At least 12 people were killed and 14 injured in an attack by suspected jihadists on a village in a gas-rich region of northern Mozambique, a local source told AFP.
“Ten people killed were shot by firearms and two burnt (to death)” in the northern village of Paqueue late on Thursday, September 20, the source said, adding that one person was beheaded after being shot dead.
The source said that 55 houses in the village were burned.
A health official in the Cabo Delgado region, who declined to be named, said that an ambulance was dispatched to Paqueue to “rescue the 14 wounded.”
In a separate incident, a military convoy came under attack north of Paqueue near the Tanzanian border, killing a senior army officer, according to a police source.
“The attack occurred at night when defence and security forces routinely patrol. The attackers wore military uniforms and had large-calibre firearms,” said the source who declined to be named.
Islamists blamed for attacks in gas-rich Cabo Delgado
Cabo Delgado province is expected to become the center of a nascent natural gas industry after several promising offshore discoveries near Palma. The vast gas deposits could transform the impoverished country’s economy, with experts predicting that Mozambique could even become the world’s third-largest exporter of liquefied natural gas.
But the country’s north has largely been excluded from the economic growth of the last 20 years, creating fertile ground for radical Islamist ideology.
The region has seen a number of deadly assaults on security forces and civilians since October 2017, beginning with an attack on a police station and military post in Mocimboa da Praia in which two police officers died.
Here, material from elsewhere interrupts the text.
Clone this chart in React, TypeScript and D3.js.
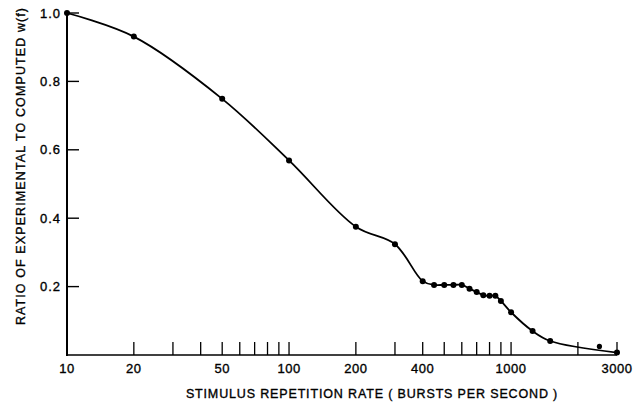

That incident was believed to be the first jihadist attack in the country.
In the following weeks, at least 300 Muslims were arrested, some of them Tanzanians, and several mosques were closed.
At least 80 people have since been killed, VOA reported, and many incidents have been blamed on an Islamist group known locally as “al-Shabaab.”
The group is called Ahlu Sunnah Wa-Jama – followers of the prophetic tradition – or “Swahili Sunnah.”
Researchers have said the Ahlu Sunnah Wa-Jama leadership has links to Islamist groups based in Tanzania, Somalia, Kenya and in the Great Lakes region, where some also received training, Reuters reported.
In August, police identified six men – Abdul Faizal, Abdul Remane, Abdul Raim, Nuno Remane, Ibn Omar and a sixth known only as Salimo – who they said were leading attacks.
Security sources said then that Mozambican forces were beginning a series of offensives against the insurgency.
Less than a week later, security forces attacked an insurgent base near the village of Pundanhar, Bloomberg reported. At least four militants were killed, and Abdul Raim was captured.
The crackdown came in apparent response to a string of deadly attacks earlier this year.
On May 27, insurgents attacked two small villages near the Tanzanian border and decapitated 10 residents. The two villages are near Palma, a small town gearing up to be the country’s new natural gas hub.
Less than a week later nine “insurgents” were killed by security forces close to the site of the beheadings. They were subsequently found to be carrying assault rifles and Arabic-language documents, police said.
On June 5, suspected jihadists hacked seven people to death with machetes and set more than 150 of homes on fire during an assault on the village of Naunde in the Macomia district.
Other attacks since have seen several villages burned.